L'imposture américaine ; splendeur et misère de l'Oncle Sam
L'imposture américaine ; splendeur et misère de l'Oncle Sam
Jean-Philippe Immarigeon vitupère, mais avec le talent qu’on lui connaît, soutenu par une vaste culture et la familiarité de « l’île » américaine. Que vitupère-t-il ?
L’Amérique, le capitalisme, le tout-savoir, voilà pour les concepts ; Bush-Obama, Fukuyama, Descartes, Sarko, voilà pour les hommes et l’on en passe (1). L’Amérique est défaite et Obama, Gorbatchev américain, ne pourra que « sauver ce qui peut encore l’être », c’est-à-dire trois fois rien puisque l’Amérique n’est que du rien rationaliste. Bouffie de sa richesse matérielle, son archéopuissance façon XIXe est mise à mal par des va-nu-pieds. Aussi bien cette pseudo-nation résulte-t-elle d’une duperie initiale : le berceau préparé ne l’était pas pour elle, mais pour le capitalisme lui-même, système parfait, verrouillé, irréformable. C’est ce nouveau monde, capitalo-américain, qui chavire, c’est « la fin des jean-foutre ».
Les jean-foutre ont de qui tenir. Ce qui leur arrive, c’est la faute à Descartes, accusé de « trahison sentimentale » pour ce que sa méthode ne doit rien au sentiment. Sans doute le grief est-il moins adressé au créateur d’un outil spécifique qu’aux ouvriers fanatiques et bornés qui l’ont utilisé à toutes fins utiles. Ouvriers américains qui n’auraient retenu, de l’antonyme pascalien – non cité par l’auteur – que l’esprit de géométrie.
De cet usage totalitaire du cartésianisme résulterait que l’Amérique n’est pas, comme vous le pensiez, le pays de la liberté, mais celui de l’égalité et que la France n’est pas, comme vous le pensiez aussi, le pays de l’égalité, mais celui de la liberté. Dès lors, l’égalité ne pouvant se maintenir sans coercition, résulte encore que le non-système américain est une sorte de maoïsme doux.

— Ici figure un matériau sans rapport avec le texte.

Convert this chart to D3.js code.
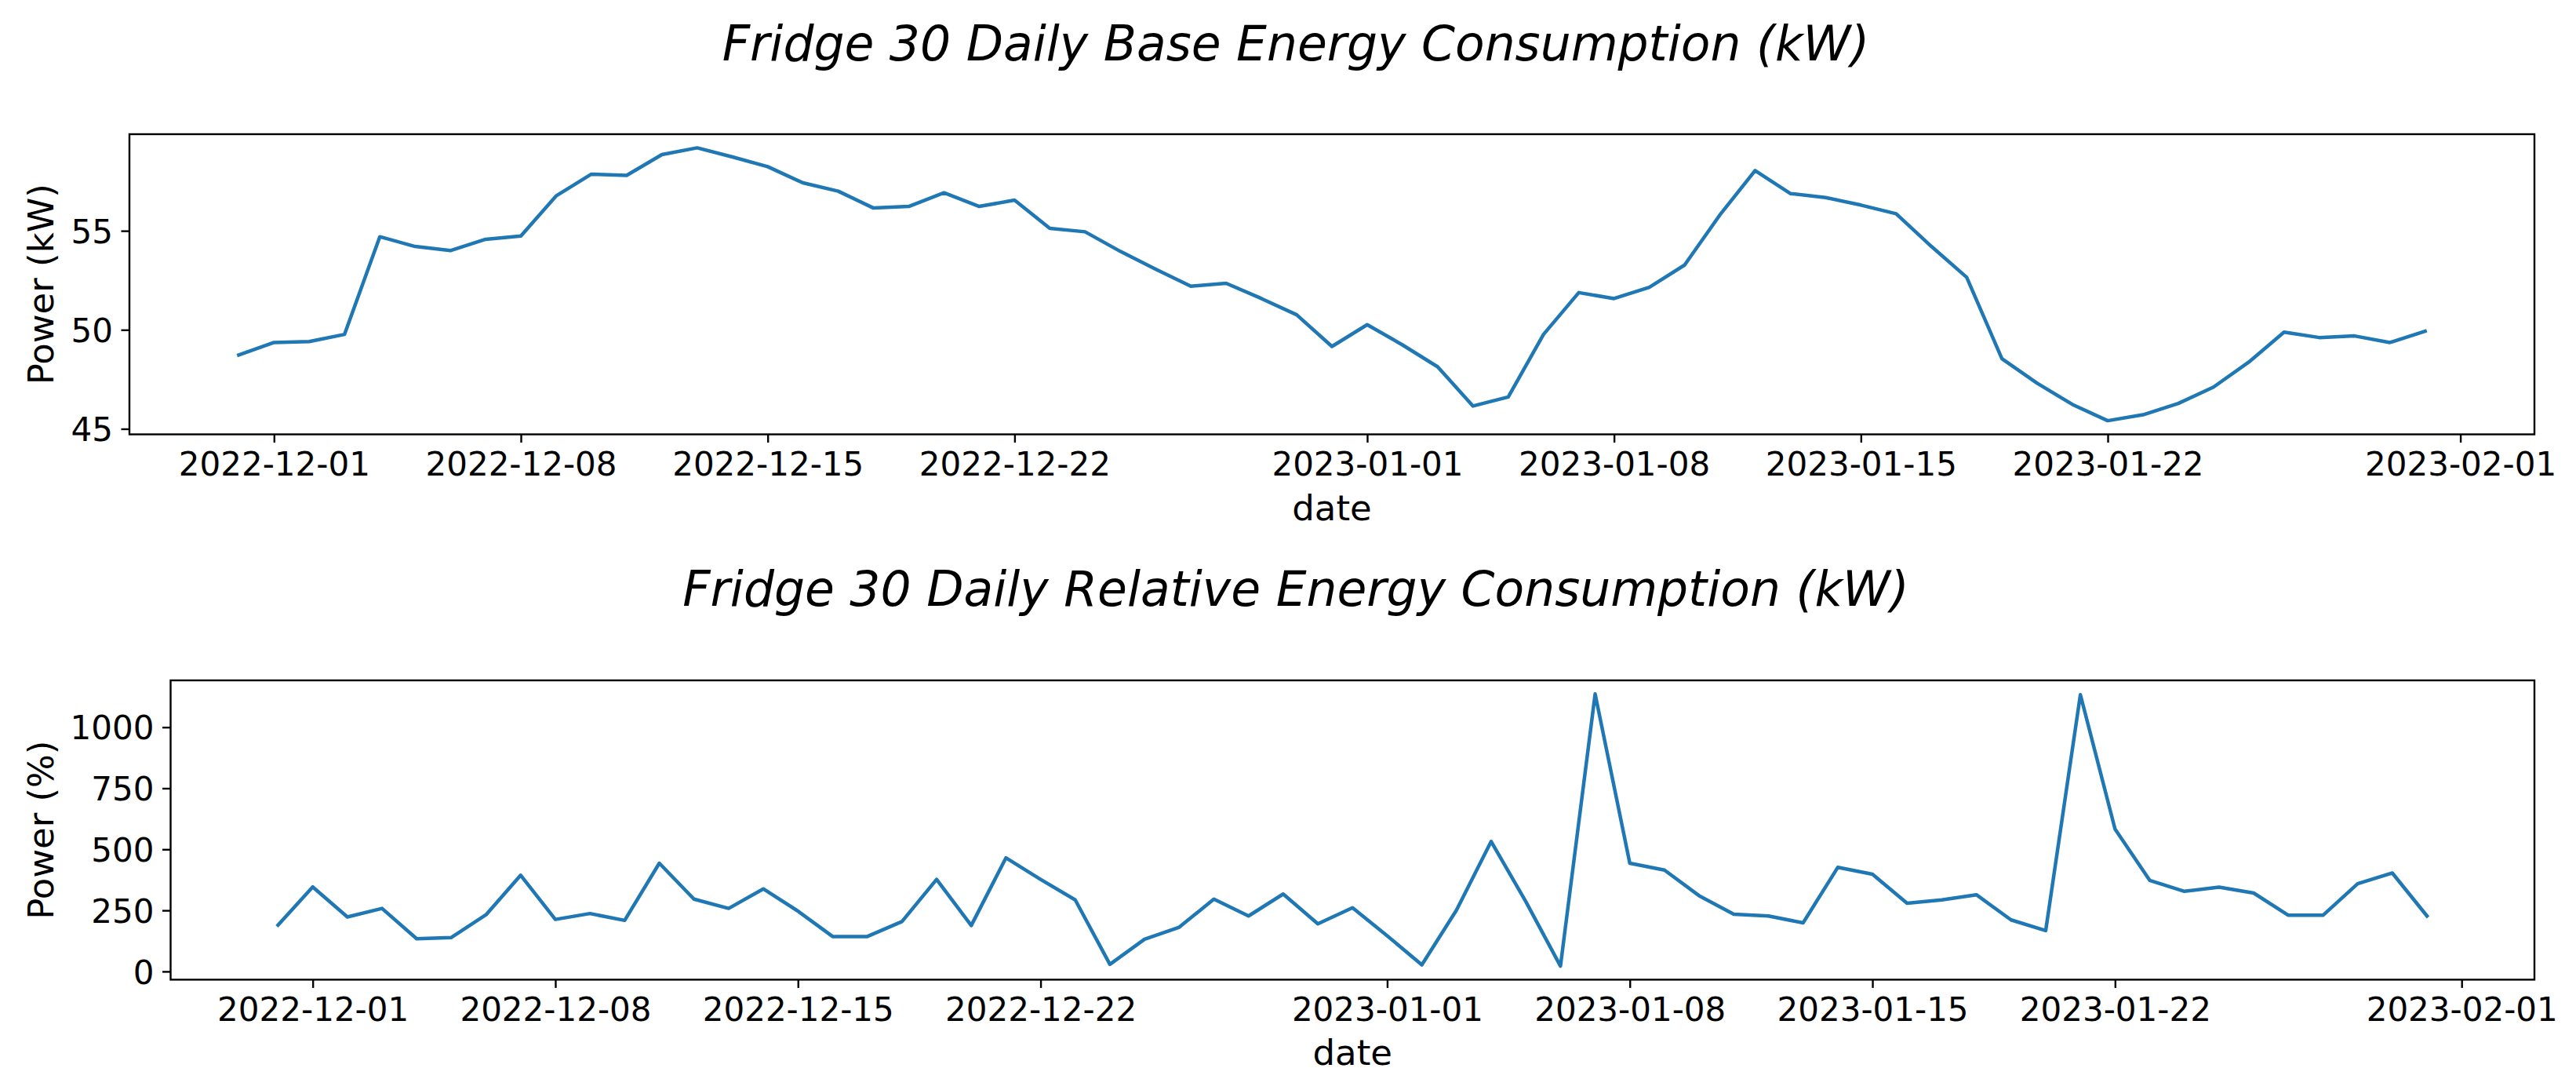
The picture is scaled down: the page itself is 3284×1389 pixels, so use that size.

Tout cela n’est pas dit aussi simplement et l’auteur se délecte d’une dialectique fort classique : les hommes sont-ils égaux de naissance comme le voudrait la Déclaration d’indépendance américaine, ou bien y sont-ils contraints par la loi comme le voulut la France révolutionnaire ?
Le cœur du livre est, selon nous, au chapitre III. Après l’Amérique et le capitalisme, voici la connaissance en procès et Immarigeon en procureur platonicien. De la critique du déterminisme à l’éloge de « l’inconnaissance », on tire à boulets rouges sur la philosophie américaine ; si l’auteur nous permet cette antiphrase. Cette philosophie, en effet, postule que si nous ne maîtrisons pas le monde, c’est faute de tout savoir de lui ; mais ça viendra ! Présomption, sans doute, imprudence plus encore. Les physiciens des particules ont découvert que la nature était vide et « avouent ne pas savoir ce qu’ils sont réellement en train de faire quand ils font de la physique » (p. 102). Si Immarigeon ne l’ose, on peut leur souffler la réponse : qu’ils s’acharnent un peu, c’est Dieu qu’ils vont trouver.
Condamnant l’Amérique, Immarigeon se rassure à bon compte : l’Europe ne va pas mieux, plus engagée même que l’Amérique dans la promotion du « dernier homme » de Nietzsche, relooké par Fukuyama n’en déplaise à l’auteur. Mais c’est en Europe que celui-ci voit le salut : nous autres, nouveaux Grecs européens, sommes engagés sur la voie post-impériale. La puissance brute n’ayant plus cours, il faut accepter, humblement, de transformer notre impuissance en force. Mais est-ce bien ce que Jean-Philippe Immarigeon veut dire ? Lisez-le donc ! ♦
(1) American parano, première vitupération, est paru en 2006, voir Défense nationale et sécurité collective, novembre 2006 ; Sarko l’Américain est paru en 2007 ; les deux livres chez le même éditeur.